Dwight E. Howell deowll at usit.net
Sat Mar 14 00:28:29 EST 1998

Richard Mersch wrote:

> Colin,
> Thanks much for your reply.  I really hate to bother you more (and
> show our
> ignorance), but what is "air-layering"?  If you could point us in the
> right
> direction we would appreciate it greatly.  We're really amateurs at
> this.
> Hmmm...  Could get bigger.  Does this mean home remodeling?
> Colin Will wrote in message <3502AEC6.5BD4 at virgin.net>...
> >Richard Mersch wrote:
> >>
> >> My wife has had a rubber tree for about twenty years
> >> Snip
> >> Can anyone give us advice as to anything else we should do for this
> old
> >> friend?
> >>
> >> TIA.
> >
> >
> >Try air-layering, to get a new and maybe more vigorous plant.
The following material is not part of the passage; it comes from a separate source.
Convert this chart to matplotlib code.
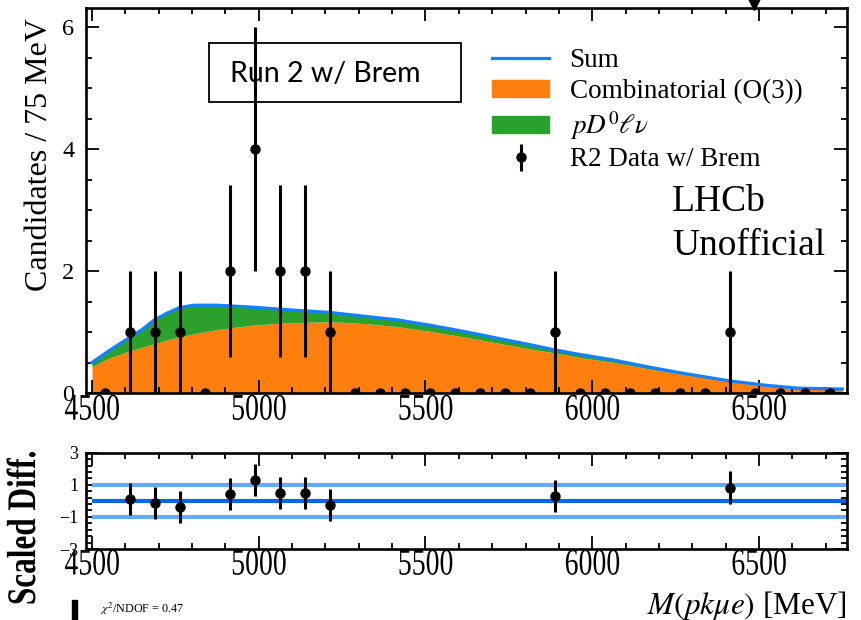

Seven
> feet
> >in twenty years isn't all that much - nearly a foot a year is
> possible
> >with unrestricted root room. Try scraping the top layer of compost
> out
> >of the pot every year, and replacing it with fresh compost - that'll
> >give it a boost.
> >
> >Best wishes.
> >
> >Colin Will

  I would suggest your local library would have a book illustrating this
but here goes.

At a point  at least a foot or so down the stem make a v shaped notch
breaking the bark. Wrap the injured region in a ball of sphagnum most
wet with water and maybe a bit of liquid plant food. Wrap the ball in
plastic to keep it damp. In time the plant should put out roots from the
injured bark into the wet moss. You can cut off the plant below these
new roots and plant it in a new pot. I don't recall how long it takes
before the roots form but I would suggest waiting at least a week before
even checking.

If you do this to a limb rather than the trunk the plant will want to
grow as a limb rather than as a trunk. Not nice and straight.